In the midst of “challenging” market environments, industrial gas giant The Linde Group announced 2016 half-year financial results that fall “in line with expectations,” despite revealing equivocal results across its individual business units.

Down across all business segments except in its Americas segment, overall group revenue totalled €8.56bn ($9.4bn) – a decrease of 5.3% compared to 2015’s half-year earnings – but after adjusting for exchange rates effects stemming from currency translation, the fall in revenue settled at 1.6%.

Operating profit also took a hit – down by 4.1% to €2.01bn ($2.2bn) – but remained relatively similar to the first six months of 2015 after adjusting for exchange rate effects.

The economic environment is continuing to present us with challenges. To meet those, we are actively driving efficiency measures

On the contrary, operating cash flow experienced positive trends in the half of 2016, rising 3.2% above the figure achieved in the prior-year period totalling €1.63bn ($1.79bn).

Dr. Wolfgang Büchele, CEO of Linde AG, confirmed that results were as expected for the Tier One corporation, “We have a solid first half-year behind us, completely in line with our forecast. However, the economic environment is continuing to present us with challenges. To meet those, we are actively driving efficiency measures.”

Segments in detail

Linde’s revenue in its Gases Division for the first half of 2016 was €7.32bn ($8bn), 3% lower than the prior year. Despite this, revenue increased by 2.1% on a comparable basis. In this business unit, its operating margin saw a slight increase from 27.7% to 28%, which the company attributes to lower prices for natural gas.

Its Europe, Middle East, Africa (EMEA) segment also saw a drop in first-half revenue, generating €2.86bn ($3.14bn) compared to €3bn ($3.3bn) the year prior. Operating profit in the unit was €889m ($977m), a decrease of 2.8% compared to 2015’s first-half results. The company stressed, “It should be noted that further costs were incurred for efficiency measures in the first half of 2016. These costs were offset by income from changes to pension plans and profits on the disposal of non-current assets.”

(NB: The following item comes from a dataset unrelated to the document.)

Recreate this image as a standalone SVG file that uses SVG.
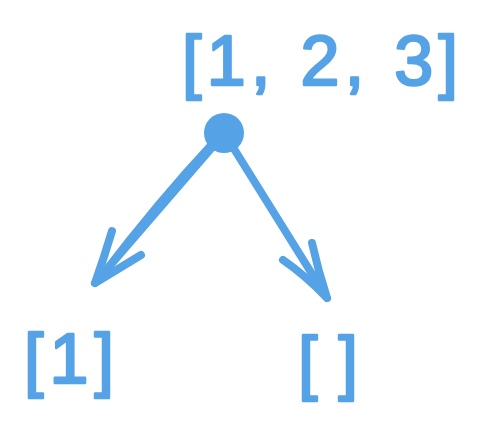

Revenue in Linde’s Asia/Pacific segment was also down, showing a 5.3% loss to total €1.97bn ($2.2bn), however revenue did increase by 1.5% on a comparable basis. Linde explained, “There were positive revenue growth trends in Asia. In the South Pacific region, on the other hand, the prevailing weak economic environment in manufacturing and declining investment in the mining industry had an adverse effect on growth.” The corporation emphasised that, “Linde has already begun implementing appropriate structural and organisational measures to reduce costs.”

Working together merger and acquisition United States

Its Americas business unit was the saving grace for Linde’s 2016 half-year financials, underpinned by the acquisition of American HomePatient which has been consolidated in this segment since 1st February 2016. On the back of this, revenue increased by 1% to €2.58bn ($2.8bn), and after adjusting for exchange rates and changes in natural gas prices, revenue growth was 5.3%.

The company revealed that order intake in its Engineering Division was more or less synonymous to the first half of 2015 at €718m ($789m) but that its order backlog as of 30th June 2016 was €4.09bn ($4.4bn) – a decrease of 9.8% compared to the order backlog at 31st December 2015. However, revenue “fell as expected,” dropping by 19.7% to €1.08bn ($1.2bn) with the company stating, “Due to the persistently low price of oil, slack demand continues to be evident in the plant construction sector.” Nevertheless, Linde’s operating margin was 8.2%, continuing to be above the industry average.

Outlook for the Tier One player’s 2016 full-year financials, which should be released in March 2017, sends equally mixed messages with a press release citing, “The group is expecting to achieve an increase in revenue and earnings in the 2016 financial year of 4% after adjusting for exchange rate effects, although the challenging market environment could result in a decrease of up to 3%.”